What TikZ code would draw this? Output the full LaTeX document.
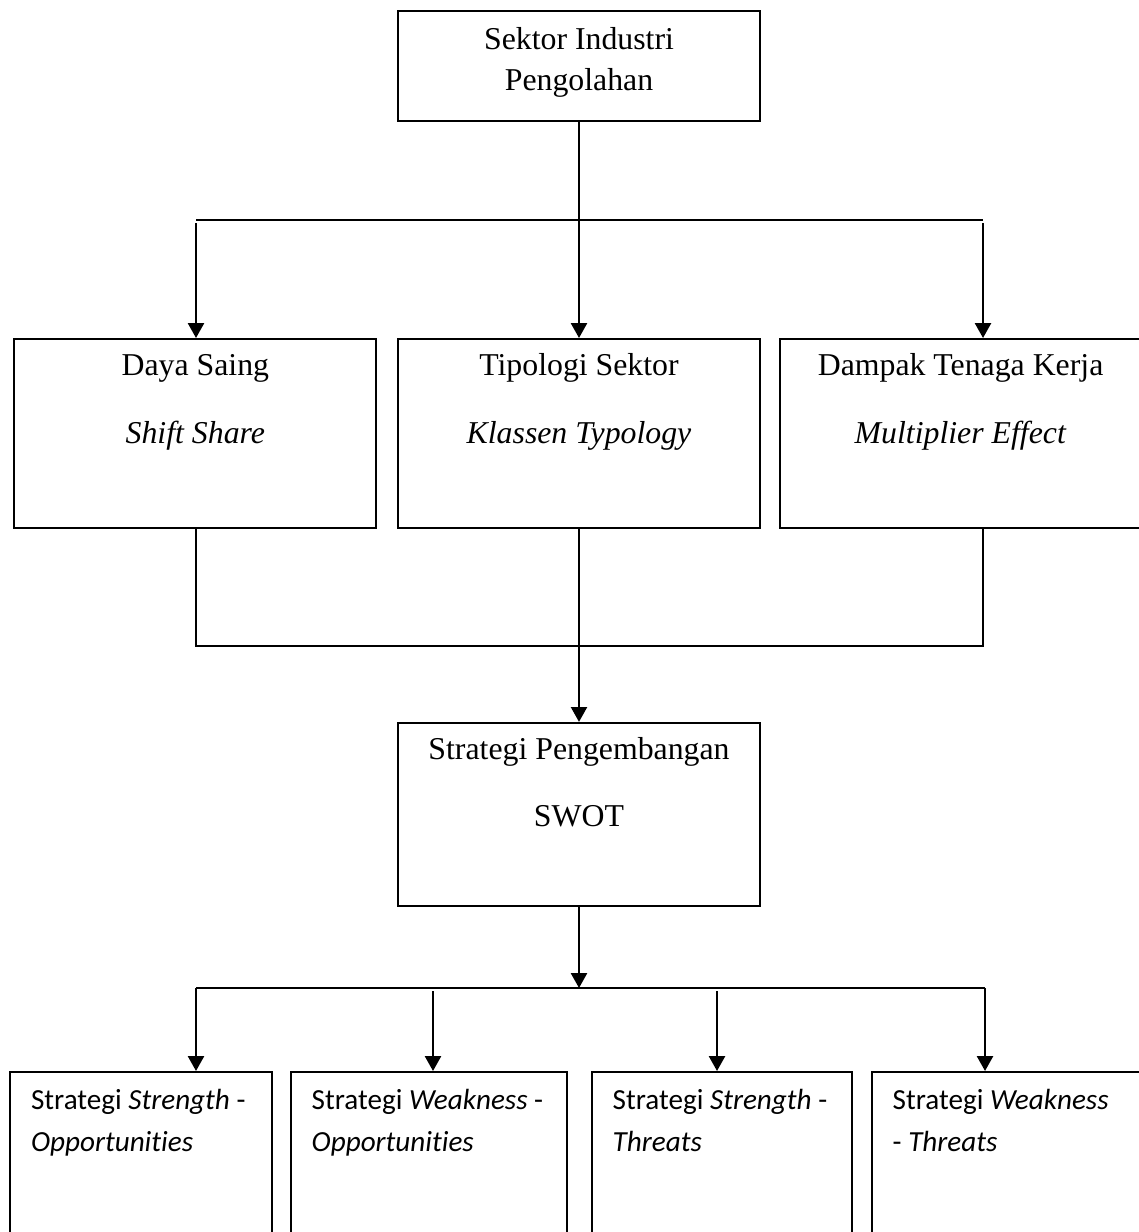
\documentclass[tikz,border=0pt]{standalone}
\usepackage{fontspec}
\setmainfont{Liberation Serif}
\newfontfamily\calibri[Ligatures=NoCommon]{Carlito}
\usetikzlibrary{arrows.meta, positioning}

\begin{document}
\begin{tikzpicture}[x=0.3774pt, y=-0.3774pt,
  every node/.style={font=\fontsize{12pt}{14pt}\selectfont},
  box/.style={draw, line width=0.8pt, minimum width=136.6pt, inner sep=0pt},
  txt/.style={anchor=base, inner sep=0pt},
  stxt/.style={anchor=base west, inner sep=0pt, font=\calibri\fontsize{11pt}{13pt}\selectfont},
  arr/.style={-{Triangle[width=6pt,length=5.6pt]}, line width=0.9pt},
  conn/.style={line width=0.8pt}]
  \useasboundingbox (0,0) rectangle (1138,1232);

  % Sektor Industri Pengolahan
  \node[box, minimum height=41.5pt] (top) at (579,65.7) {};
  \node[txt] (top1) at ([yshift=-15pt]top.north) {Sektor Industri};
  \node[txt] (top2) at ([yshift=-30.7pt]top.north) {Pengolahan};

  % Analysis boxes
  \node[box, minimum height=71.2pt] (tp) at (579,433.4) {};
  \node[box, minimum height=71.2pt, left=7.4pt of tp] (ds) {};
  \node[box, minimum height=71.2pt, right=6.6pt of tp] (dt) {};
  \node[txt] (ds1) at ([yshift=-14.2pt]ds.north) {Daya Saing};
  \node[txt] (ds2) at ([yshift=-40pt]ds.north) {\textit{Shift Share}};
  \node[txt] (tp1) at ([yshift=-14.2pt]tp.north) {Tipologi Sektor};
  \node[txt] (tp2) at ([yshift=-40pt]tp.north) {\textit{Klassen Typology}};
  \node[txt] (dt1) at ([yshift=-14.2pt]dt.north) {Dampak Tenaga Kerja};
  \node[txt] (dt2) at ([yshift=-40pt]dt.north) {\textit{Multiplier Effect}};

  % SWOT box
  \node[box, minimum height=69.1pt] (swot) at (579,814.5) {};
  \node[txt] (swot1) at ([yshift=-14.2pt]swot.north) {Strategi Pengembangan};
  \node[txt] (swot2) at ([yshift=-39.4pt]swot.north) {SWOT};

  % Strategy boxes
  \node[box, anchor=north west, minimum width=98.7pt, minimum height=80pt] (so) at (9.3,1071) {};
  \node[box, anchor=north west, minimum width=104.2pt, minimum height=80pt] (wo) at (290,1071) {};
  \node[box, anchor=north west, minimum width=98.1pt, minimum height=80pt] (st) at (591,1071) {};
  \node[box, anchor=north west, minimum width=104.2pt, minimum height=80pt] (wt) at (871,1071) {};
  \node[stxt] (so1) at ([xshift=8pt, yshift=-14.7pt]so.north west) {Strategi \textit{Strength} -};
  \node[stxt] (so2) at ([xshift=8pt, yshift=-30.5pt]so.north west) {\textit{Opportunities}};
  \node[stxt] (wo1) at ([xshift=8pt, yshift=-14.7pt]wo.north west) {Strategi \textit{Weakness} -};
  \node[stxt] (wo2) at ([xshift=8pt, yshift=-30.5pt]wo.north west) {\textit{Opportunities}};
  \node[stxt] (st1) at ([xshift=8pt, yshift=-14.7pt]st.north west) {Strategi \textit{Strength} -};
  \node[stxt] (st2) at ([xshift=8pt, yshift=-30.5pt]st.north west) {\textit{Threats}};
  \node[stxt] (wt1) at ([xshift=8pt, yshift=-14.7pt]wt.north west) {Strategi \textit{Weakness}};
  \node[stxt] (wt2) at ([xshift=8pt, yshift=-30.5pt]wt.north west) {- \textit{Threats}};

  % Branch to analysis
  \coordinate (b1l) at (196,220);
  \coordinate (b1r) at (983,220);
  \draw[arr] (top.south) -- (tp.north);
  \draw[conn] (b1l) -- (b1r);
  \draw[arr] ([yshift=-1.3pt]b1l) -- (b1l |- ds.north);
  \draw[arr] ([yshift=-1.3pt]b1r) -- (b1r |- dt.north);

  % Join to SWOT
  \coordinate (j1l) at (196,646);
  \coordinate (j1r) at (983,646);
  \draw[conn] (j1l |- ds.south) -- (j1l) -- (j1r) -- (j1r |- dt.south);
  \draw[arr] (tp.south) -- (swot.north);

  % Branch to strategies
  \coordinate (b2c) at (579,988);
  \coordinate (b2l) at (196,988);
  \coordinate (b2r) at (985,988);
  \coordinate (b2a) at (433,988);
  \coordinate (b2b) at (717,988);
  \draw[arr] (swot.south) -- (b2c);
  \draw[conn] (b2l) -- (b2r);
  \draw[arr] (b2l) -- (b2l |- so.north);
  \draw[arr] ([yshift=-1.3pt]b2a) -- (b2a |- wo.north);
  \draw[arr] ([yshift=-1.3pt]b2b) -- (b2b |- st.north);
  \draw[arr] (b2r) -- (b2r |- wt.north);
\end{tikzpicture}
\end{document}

* [Stated task]: Restate the full listing verbatim and drop every picture.

* [Finished answer]:
What TikZ code would draw this? Output the full LaTeX document.
\documentclass[tikz,border=0pt]{standalone}
\usepackage{fontspec}
\setmainfont{Liberation Serif}
\newfontfamily\calibri[Ligatures=NoCommon]{Carlito}
\usetikzlibrary{arrows.meta, positioning}

\begin{document}
\begin{tikzpicture}[x=0.3774pt, y=-0.3774pt,
  every node/.style={font=\fontsize{12pt}{14pt}\selectfont},
  box/.style={draw, line width=0.8pt, minimum width=136.6pt, inner sep=0pt},
  txt/.style={anchor=base, inner sep=0pt},
  stxt/.style={anchor=base west, inner sep=0pt, font=\calibri\fontsize{11pt}{13pt}\selectfont},
  arr/.style={-{Triangle[width=6pt,length=5.6pt]}, line width=0.9pt},
  conn/.style={line width=0.8pt}]
  \useasboundingbox (0,0) rectangle (1138,1232);

  % Sektor Industri Pengolahan
  \node[box, minimum height=41.5pt] (top) at (579,65.7) {};
  \node[txt] (top1) at ([yshift=-15pt]top.north) {Sektor Industri};
  \node[txt] (top2) at ([yshift=-30.7pt]top.north) {Pengolahan};

  % Analysis boxes
  \node[box, minimum height=71.2pt] (tp) at (579,433.4) {};
  \node[box, minimum height=71.2pt, left=7.4pt of tp] (ds) {};
  \node[box, minimum height=71.2pt, right=6.6pt of tp] (dt) {};
  \node[txt] (ds1) at ([yshift=-14.2pt]ds.north) {Daya Saing};
  \node[txt] (ds2) at ([yshift=-40pt]ds.north) {\textit{Shift Share}};
  \node[txt] (tp1) at ([yshift=-14.2pt]tp.north) {Tipologi Sektor};
  \node[txt] (tp2) at ([yshift=-40pt]tp.north) {\textit{Klassen Typology}};
  \node[txt] (dt1) at ([yshift=-14.2pt]dt.north) {Dampak Tenaga Kerja};
  \node[txt] (dt2) at ([yshift=-40pt]dt.north) {\textit{Multiplier Effect}};

  % SWOT box
  \node[box, minimum height=69.1pt] (swot) at (579,814.5) {};
  \node[txt] (swot1) at ([yshift=-14.2pt]swot.north) {Strategi Pengembangan};
  \node[txt] (swot2) at ([yshift=-39.4pt]swot.north) {SWOT};

  % Strategy boxes
  \node[box, anchor=north west, minimum width=98.7pt, minimum height=80pt] (so) at (9.3,1071) {};
  \node[box, anchor=north west, minimum width=104.2pt, minimum height=80pt] (wo) at (290,1071) {};
  \node[box, anchor=north west, minimum width=98.1pt, minimum height=80pt] (st) at (591,1071) {};
  \node[box, anchor=north west, minimum width=104.2pt, minimum height=80pt] (wt) at (871,1071) {};
  \node[stxt] (so1) at ([xshift=8pt, yshift=-14.7pt]so.north west) {Strategi \textit{Strength} -};
  \node[stxt] (so2) at ([xshift=8pt, yshift=-30.5pt]so.north west) {\textit{Opportunities}};
  \node[stxt] (wo1) at ([xshift=8pt, yshift=-14.7pt]wo.north west) {Strategi \textit{Weakness} -};
  \node[stxt] (wo2) at ([xshift=8pt, yshift=-30.5pt]wo.north west) {\textit{Opportunities}};
  \node[stxt] (st1) at ([xshift=8pt, yshift=-14.7pt]st.north west) {Strategi \textit{Strength} -};
  \node[stxt] (st2) at ([xshift=8pt, yshift=-30.5pt]st.north west) {\textit{Threats}};
  \node[stxt] (wt1) at ([xshift=8pt, yshift=-14.7pt]wt.north west) {Strategi \textit{Weakness}};
  \node[stxt] (wt2) at ([xshift=8pt, yshift=-30.5pt]wt.north west) {- \textit{Threats}};

  % Branch to analysis
  \coordinate (b1l) at (196,220);
  \coordinate (b1r) at (983,220);
  \draw[arr] (top.south) -- (tp.north);
  \draw[conn] (b1l) -- (b1r);
  \draw[arr] ([yshift=-1.3pt]b1l) -- (b1l |- ds.north);
  \draw[arr] ([yshift=-1.3pt]b1r) -- (b1r |- dt.north);

  % Join to SWOT
  \coordinate (j1l) at (196,646);
  \coordinate (j1r) at (983,646);
  \draw[conn] (j1l |- ds.south) -- (j1l) -- (j1r) -- (j1r |- dt.south);
  \draw[arr] (tp.south) -- (swot.north);

  % Branch to strategies
  \coordinate (b2c) at (579,988);
  \coordinate (b2l) at (196,988);
  \coordinate (b2r) at (985,988);
  \coordinate (b2a) at (433,988);
  \coordinate (b2b) at (717,988);
  \draw[arr] (swot.south) -- (b2c);
  \draw[conn] (b2l) -- (b2r);
  \draw[arr] (b2l) -- (b2l |- so.north);
  \draw[arr] ([yshift=-1.3pt]b2a) -- (b2a |- wo.north);
  \draw[arr] ([yshift=-1.3pt]b2b) -- (b2b |- st.north);
  \draw[arr] (b2r) -- (b2r |- wt.north);
\end{tikzpicture}
\end{document}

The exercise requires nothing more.